For the Obamas, it’s not private vs. public


The Obamas can be grateful that it looks like they’ll be spared the debate that dogged the Clintons during their transition to Washington — public versus private school for their children.

Chelsea Clinton had attended public school back in Little Rock, Ark., and the Clintons’ liberal supporters had hoped she would do the same in Washington, perhaps hoping that her mere presence would improve the District of Columbia school system, which, despite its reputation, does have some very good schools.

Amy Carter attended Hardy Middle School and apparently got a good enough education that her father referenced her opinion on nuclear-arms control during a 1980 presidential debate.

Private school

The Obama daughters, Malia, 10, and Sasha, 7, attend private school in Chicago, and while their mother, Michelle, was in Washington this week she looked at two of the best in the capital, Sidwell Friends and Georgetown Day.

The Clintons took a certain amount of flak for choosing exclusive and pricy Sidwell, a school accustomed to teaching the children of the prominent. They later said that at a private school Chelsea would have her privacy, whereas she might not at a public school on public property.
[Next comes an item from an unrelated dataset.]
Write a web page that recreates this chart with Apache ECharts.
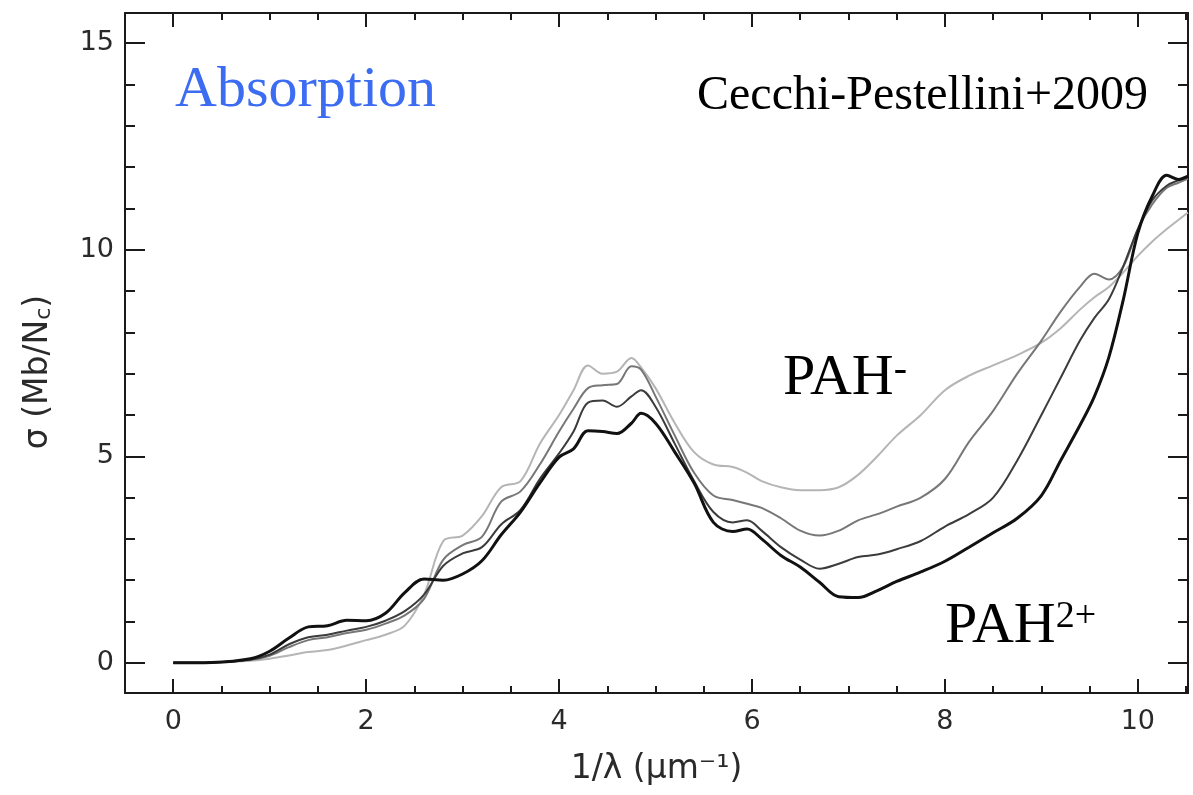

There was a certain risk that she might become a poster child for competing interests in urban education, but early on the Clintons and the press struck an implicit bargain: They would not use Chelsea for political publicity and the press would leave her alone, an arrangement that held throughout President Clinton’s eight years in office.

At the time, the Clintons said they chose Sidwell because it was a good school, academically challenging and, in the end, they were doing what they thought was best for their daughter. That last is the only reason that really counts.